My mom, Millie Goldschmitt, was just in town and she did her first art/craft show with me. How cool! It was Rag, Ribbon, Rainbow and it was last weekend. She sold her adorable children's clothing line and her aprons. A quick plug for my mom, her website for her aprons is www.flirttea.com. I'm writing this about how fun it was to be in a show with her, how I appreciate all I've learned from her, and where I've learned to truly appreciate where I come from.
I grew up in a very loud, fun, and messy house. Not messy/dirty, but messy with a sophisticated piling system. My husband makes fun of me, because I use a noun "pile" and changed it to a verb. Yes we had piles around the house. They were filed piles: piles of books (my dad), piles of toys (me and my sis), piles of bills, piles of homework, piles of pictures, piles of notes, piles of computer cables, etc. So you get where I'm going... Now when I go home to visit, the piles are still there. Now that my mom is retired from teaching and is pursuing sewing aprons and children's clothing, her new piles include: fabric, magazines, notes, sewing needles, thread, and buttons. I'm not being critical because, here's the kicker, my studio is SO similar! I have piles of beads, magazines, scrap metal, unfinished jewelry, mostly finished jewelry, finished jewelry, wire, and tools.

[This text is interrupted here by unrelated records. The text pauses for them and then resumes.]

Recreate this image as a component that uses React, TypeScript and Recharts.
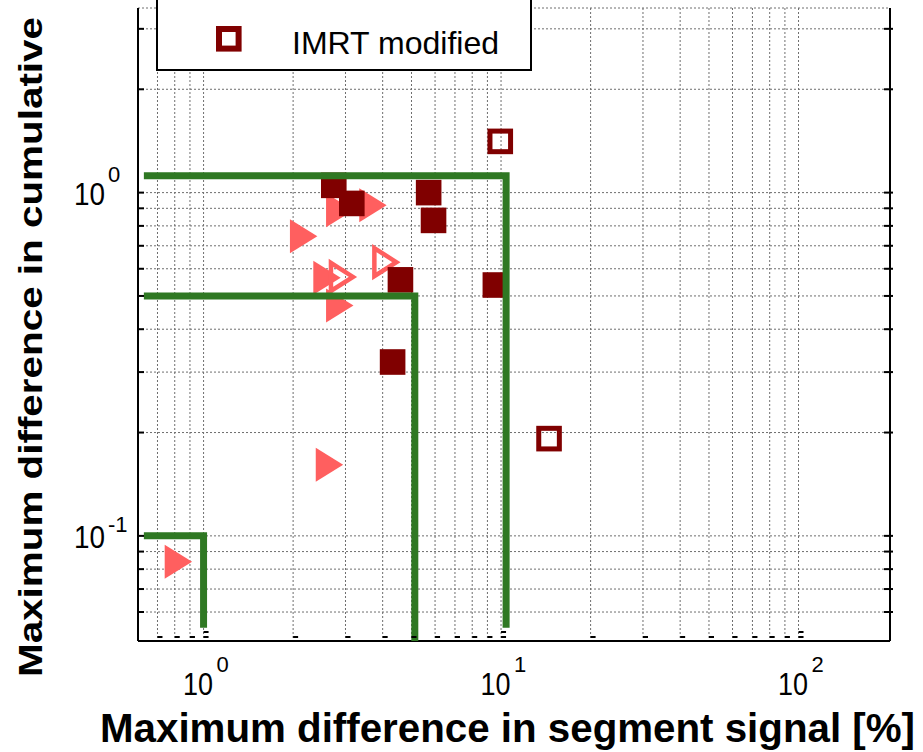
import React from 'react';
import { ScatterChart, Scatter, XAxis, YAxis, CartesianGrid, Legend } from 'recharts';

const FONT = '"Liberation Sans", Arial, sans-serif';
const DARK_RED = '#800000';
const SALMON = '#FF5F5F';
const GREEN = '#2F7823';

const xTicks = [0.7, 0.8, 0.9, 1, 2, 3, 4, 5, 6, 7, 8, 9, 10, 20, 30, 40, 50, 60, 70, 80, 90, 100];
const yTicks = [0.06, 0.07, 0.08, 0.09, 0.1, 0.2, 0.3, 0.4, 0.5, 0.6, 0.7, 0.8, 0.9, 1, 2, 3];
const xExponents: Record<string, string> = { '1': '0', '10': '1', '100': '2' };
const yExponents: Record<string, string> = { '0.1': '-1', '1': '0' };

const LEGEND_NAME = 'IMRT modified';

// filled dark red squares
const imrt = [
  { x: 2.74, y: 1.05 },
  { x: 3.15, y: 0.93 },
  { x: 5.71, y: 1.0 },
  { x: 5.93, y: 0.83 },
  { x: 4.59, y: 0.557 },
  { x: 9.57, y: 0.538 },
  { x: 4.32, y: 0.321 },
];

// open dark red squares
const imrtModified = [
  { x: 9.94, y: 1.41 },
  { x: 14.5, y: 0.192 },
];

// filled salmon triangles
const other = [
  { x: 2.17, y: 0.746 },
  { x: 2.87, y: 0.889 },
  { x: 3.71, y: 0.919 },
  { x: 2.6, y: 0.565 },
  { x: 2.87, y: 0.469 },
  { x: 2.65, y: 0.161 },
  { x: 0.823, y: 0.084 },
];

// open salmon triangles
const otherModified = [
  { x: 2.93, y: 0.568 },
  { x: 4.1, y: 0.627 },
];

// green threshold steps
const limit1 = [
  { x: 0.63, y: 0.1 },
  { x: 1.0, y: 0.1 },
  { x: 1.0, y: 0.054 },
];
const limit5 = [
  { x: 0.63, y: 0.5 },
  { x: 5.13, y: 0.5 },
  { x: 5.13, y: 0.0494 },
];
const limit10 = [
  { x: 0.63, y: 1.12 },
  { x: 10.4, y: 1.12 },
  { x: 10.4, y: 0.054 },
];

const FilledSquare = ({ cx, cy }: any) => (
  <rect x={cx - 12.8} y={cy - 12.8} width={25.6} height={25.6} fill={DARK_RED} />
);
const OpenSquare = ({ cx, cy }: any) => (
  <rect x={cx - 10.3} y={cy - 10.3} width={20.6} height={20.6} fill="none" stroke={DARK_RED} strokeWidth={5} />
);
const FilledTriangle = ({ cx, cy }: any) => (
  <polygon points={`${cx - 13.7},${cy - 17} ${cx + 13.7},${cy} ${cx - 13.7},${cy + 17}`} fill={SALMON} />
);
const OpenTriangle = ({ cx, cy }: any) => (
  <polygon points={`${cx - 11.5},${cy - 14} ${cx + 10.5},${cy} ${cx - 11.5},${cy + 14}`} fill="none" stroke={SALMON} strokeWidth={4.5} />
);
const NoShape = () => <g />;

const XTick = (props: any) => {
  const { x, y, payload } = props;
  const exp = xExponents[String(payload.value)];
  return (
    <g>
      <line x1={x} x2={x + 5} y1={y - 4} y2={y - 4} stroke="#000" strokeWidth={2} />
      {exp !== undefined && (
        <g fontFamily={FONT} fill="#000">
          <line x1={x} x2={x + 5} y1={y - 9} y2={y - 9} stroke="#000" strokeWidth={2} />
          <text x={x + 9.5} y={y + 54} fontSize={32} textAnchor="end" textLength={30} lengthAdjust="spacingAndGlyphs">10</text>
          <text x={x + 13} y={y + 31} fontSize={22}>{exp}</text>
        </g>
      )}
    </g>
  );
};

const YTickLeft = (props: any) => {
  const { x, y, payload } = props;
  const exp = yExponents[String(payload.value)];
  return (
    <g>
      <line x1={x} x2={x + 6} y1={y} y2={y} stroke="#000" strokeWidth={2} />
      {exp !== undefined && (
        <g fontFamily={FONT} fill="#000">
          <text x={x - 33} y={y + 12} fontSize={32} textAnchor="end" textLength={31} lengthAdjust="spacingAndGlyphs">10</text>
          <text x={x - 30} y={exp === '0' ? y - 11 : y - 4} fontSize={22}>{exp}</text>
        </g>
      )}
    </g>
  );
};

const YTickRight = (props: any) => {
  const { x, y } = props;
  return <line x1={x - 6} x2={x + 3} y1={y} y2={y} stroke="#000" strokeWidth={2} />;
};

const XLabel = ({ viewBox }: any) => (
  <text
    x={viewBox.x + viewBox.width / 2 - 6.5}
    y={viewBox.y + 101}
    textAnchor="middle"
    fontFamily={FONT}
    fontWeight="bold"
    fontSize={40}
    textLength={815}
    lengthAdjust="spacingAndGlyphs"
    fill="#000"
  >
    Maximum difference in segment signal [%]
  </text>
);

const YLabel = ({ viewBox }: any) => {
  const cx = viewBox.x + 42;
  const cy = viewBox.y + viewBox.height / 2 + 22.5;
  return (
    <text
      x={cx}
      y={cy}
      transform={`rotate(-90, ${cx}, ${cy})`}
      textAnchor="middle"
      fontFamily={FONT}
      fontWeight="bold"
      fontSize={34}
      textLength={660}
      lengthAdjust="spacingAndGlyphs"
      fill="#000"
    >
      Maximum difference in cumulative
    </text>
  );
};

const LegendBox = () => (
  <svg width={376} height={72} style={{ display: 'block' }}>
    <rect x={0} y={0} width={376} height={71} fill="#fff" />
    <path d="M1,0 V70 H375 V0" fill="none" stroke="#000" strokeWidth={2} />
    <rect x={63} y={29} width={19.6} height={19.6} fill="none" stroke={DARK_RED} strokeWidth={6} />
    <text x={136} y={54} fontFamily={FONT} fontSize={32} textLength={207} lengthAdjust="spacingAndGlyphs" fill="#000">
      {LEGEND_NAME}
    </text>
  </svg>
);

export default function App() {
  return (
    <div style={{ position: 'absolute', left: 0, top: 0, background: '#fff' }}>
      <ScatterChart width={923} height={752} margin={{ top: 8, right: 0, bottom: 0, left: 0 }} style={{ fontFamily: FONT }}>
        <CartesianGrid stroke="#6e6e6e" strokeDasharray="2 2" strokeWidth={1} />
        <XAxis
          type="number"
          dataKey="x"
          scale="log"
          domain={[0.602, 203]}
          allowDataOverflow
          ticks={xTicks}
          interval={0}
          height={111}
          tickSize={0}
          tickMargin={0}
          tickLine={false}
          axisLine={{ stroke: '#000', strokeWidth: 2 }}
          tick={<XTick />}
          label={<XLabel />}
        />
        <YAxis
          type="number"
          dataKey="y"
          scale="log"
          domain={[0.0494, 3.45]}
          allowDataOverflow
          ticks={yTicks}
          interval={0}
          width={138}
          tickSize={0}
          tickMargin={0}
          tickLine={false}
          axisLine={{ stroke: '#000', strokeWidth: 2 }}
          tick={<YTickLeft />}
          label={<YLabel />}
        />
        <YAxis
          yAxisId="right"
          orientation="right"
          type="number"
          scale="log"
          domain={[0.0494, 3.45]}
          allowDataOverflow
          ticks={yTicks}
          interval={0}
          width={33}
          tickSize={0}
          tickMargin={0}
          tickLine={false}
          axisLine={{ stroke: '#000', strokeWidth: 2 }}
          tick={<YTickRight />}
        />
        <Legend
          layout="horizontal"
          verticalAlign="middle"
          align="center"
          wrapperStyle={{ position: 'absolute', left: 156, top: 0, width: 376, height: 72 }}
          content={() => <LegendBox />}
        />
        <Scatter name="Other" data={other} shape={(p: any) => <FilledTriangle {...p} />} isAnimationActive={false} />
        <Scatter name="Other modified" data={otherModified} shape={(p: any) => <OpenTriangle {...p} />} isAnimationActive={false} />
        <Scatter name="IMRT" data={imrt} shape={(p: any) => <FilledSquare {...p} />} isAnimationActive={false} />
        <Scatter name={LEGEND_NAME} data={imrtModified} shape={(p: any) => <OpenSquare {...p} />} isAnimationActive={false} />
        <Scatter name="limit 1" data={limit1} fill={GREEN} line={{ stroke: GREEN, strokeWidth: 7 }} shape={NoShape} isAnimationActive={false} legendType="none" />
        <Scatter name="limit 5" data={limit5} fill={GREEN} line={{ stroke: GREEN, strokeWidth: 7 }} shape={NoShape} isAnimationActive={false} legendType="none" />
        <Scatter name="limit 10" data={limit10} fill={GREEN} line={{ stroke: GREEN, strokeWidth: 7 }} shape={NoShape} isAnimationActive={false} legendType="none" />
      </ScatterChart>
    </div>
  );
}
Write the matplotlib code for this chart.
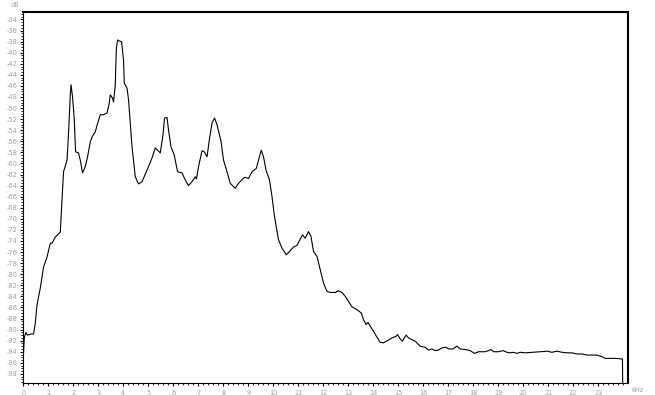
import numpy as np
import matplotlib
matplotlib.use("Agg")
import matplotlib.pyplot as plt
from matplotlib.ticker import MultipleLocator

freq_khz = [0.00, 0.04, 0.10, 0.16, 0.30, 0.41, 0.48, 0.55, 0.68, 0.75, 0.81, 0.95,
            1.08, 1.15, 1.28, 1.48, 1.52, 1.55, 1.57, 1.61, 1.75, 1.81, 1.88, 1.91,
            1.97, 2.04, 2.09, 2.21, 2.28, 2.37, 2.48, 2.57, 2.68, 2.75, 2.88, 2.95,
            3.08, 3.21, 3.35, 3.44, 3.48, 3.57, 3.61, 3.68, 3.72, 3.77, 3.84, 3.93,
            4.01, 4.04, 4.15, 4.21, 4.35, 4.48, 4.61, 4.75, 4.95, 5.15, 5.28, 5.37,
            5.48, 5.59, 5.65, 5.75, 5.81, 5.91, 6.04, 6.17, 6.35, 6.48, 6.61, 6.75,
            6.88, 6.93, 7.01, 7.15, 7.24, 7.35, 7.45, 7.55, 7.65, 7.75, 7.91, 8.01,
            8.15, 8.28, 8.48, 8.61, 8.71, 8.85, 9.01, 9.15, 9.32, 9.41, 9.52, 9.61,
            9.71, 9.85, 9.95, 10.05, 10.21, 10.35, 10.52, 10.65, 10.81, 10.95, 11.05,
            11.17, 11.28, 11.41, 11.51, 11.61, 11.75, 11.88, 12.01, 12.15, 12.28,
            12.48, 12.61, 12.75, 12.88, 13.01, 13.15, 13.35, 13.52, 13.61, 13.71,
            13.79, 13.88, 14.01, 14.15, 14.28, 14.41, 14.57, 14.75, 14.92, 14.97,
            15.08, 15.17, 15.24, 15.32, 15.41, 15.55, 15.68, 15.88, 16.08, 16.21,
            16.35, 16.48, 16.61, 16.75, 16.91, 17.01, 17.19, 17.35, 17.48, 17.68,
            17.88, 18.05, 18.21, 18.48, 18.61, 18.72, 18.81, 19.01, 19.19, 19.35,
            19.48, 19.61, 19.75, 19.88, 20.08, 20.41, 20.68, 20.95, 21.15, 21.35,
            21.55, 21.75, 21.95, 22.15, 22.35, 22.55, 22.75, 22.95, 23.15, 23.28,
            23.48, 23.75, 23.91, 23.97, 23.98]

level_db = [-95.0, -91.5, -90.5, -91.0, -90.8, -90.8, -88.8, -85.5, -82.5, -80.5, -78.7, -76.9,
            -74.4, -74.4, -73.3, -72.4, -68.9, -66.6, -64.8, -61.5, -59.4, -54.5, -47.6, -45.8,
            -48.0, -52.1, -57.9, -58.1, -59.4, -61.7, -60.6, -58.8, -56.1, -55.2, -54.3, -53.1,
            -51.2, -51.2, -50.9, -49.1, -47.6, -48.2, -48.9, -45.8, -39.5, -37.7, -37.9, -38.0,
            -41.3, -45.5, -46.4, -48.5, -57.0, -62.4, -63.7, -63.3, -61.2, -59.0, -57.2, -57.6,
            -58.1, -54.8, -51.8, -51.7, -54.0, -57.0, -58.5, -61.5, -61.7, -63.0, -64.0, -63.3,
            -62.4, -62.8, -60.6, -57.7, -57.9, -58.8, -55.5, -52.7, -51.8, -53.0, -56.0, -59.4,
            -61.5, -63.6, -64.5, -63.6, -63.1, -62.5, -62.7, -61.5, -60.9, -59.4, -57.6, -58.8,
            -61.2, -63.0, -66.0, -69.6, -73.8, -75.3, -76.5, -75.9, -75.1, -74.8, -73.9,
            -72.9, -73.5, -72.3, -73.2, -75.9, -76.8, -79.2, -81.6, -83.1, -83.3,
            -83.3, -83.0, -83.3, -84.0, -84.9, -85.9, -86.4, -87.0, -88.2, -89.1,
            -88.7, -89.4, -90.3, -91.4, -92.3, -92.4, -92.0, -91.5, -91.2, -90.9,
            -91.7, -92.1, -91.5, -91.0, -91.5, -91.8, -92.1, -93.0, -93.2, -93.7,
            -93.5, -93.8, -93.7, -93.3, -93.2, -93.5, -93.5, -93.0, -93.5, -93.6,
            -93.8, -94.3, -94.0, -94.0, -93.8, -93.6, -94.0, -94.0, -93.8, -94.1,
            -94.2, -94.1, -94.3, -94.1, -94.2, -94.1, -94.0, -93.9, -94.1, -93.9,
            -94.1, -94.2, -94.2, -94.4, -94.4, -94.6, -94.6, -94.6, -94.9, -95.2,
            -95.2, -95.2, -95.3, -95.3, -99.7]

x_ticks = list(range(0, 24))
y_ticks = list(range(-34, -99, -2))

fig = plt.figure(figsize=(6.55, 3.95), dpi=100)
ax = fig.add_axes([23.3 / 655, 11.7 / 395, (627.7 - 23.3) / 655, (383.3 - 11.7) / 395])

ax.plot(freq_khz, level_db, color="black", linewidth=0.8)

ax.set_xlim(0, 24.18)
ax.set_ylim(-99.7, -32.6)

ax.set_xticks(x_ticks)
ax.set_xticklabels([str(t) for t in x_ticks])
ax.set_yticks(y_ticks)
ax.set_yticklabels([str(t) for t in y_ticks])
ax.xaxis.set_minor_locator(MultipleLocator(0.2))
ax.yaxis.set_minor_locator(MultipleLocator(0.5))

ax.tick_params(axis="both", which="major", labelsize=4.8, labelcolor="#a0a0a0",
               length=2.5, width=0.8, color="black", pad=2)
ax.tick_params(axis="both", which="minor", length=1.5, width=0.6, color="black")

for side in ["top", "right"]:
    ax.spines[side].set_linewidth(1.5)
for side in ["left", "bottom"]:
    ax.spines[side].set_linewidth(0.8)

fig.text(15 / 655, 1 - 5 / 395, "dB", fontsize=4.8, color="#a0a0a0", ha="center", va="center")
fig.text(637 / 655, 1 - 390 / 395, "kHz", fontsize=4.8, color="#a0a0a0", ha="center", va="center")

fig.savefig("out.png", dpi=100)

Sometimes I feel so deflated because my house is pretty much the same as what I grew up with, the piling system in full effect.
It's crazy how the apple really doesn't fall far from the tree. For a good part of my teens and twenties I tried so hard to find my identity and not be like my parents. I know, it sounds so critical, but I wanted to be so different and wound up so similar. Or should I say that I've always been so similar, I just didn't want to see it that way. We both create and we both have our creative spaces with our piling system.
I can't tell you how hard and stressful is is for me to get organized. Then once I do, I can't find anything and I make it a pile all over again. Almost instantly it's back into the piles I'm comfortable with.
So mom, if you ever read this, I want to thank you for the piling system you inadvertently taught me. I feel the most at ease and most creative with my piles.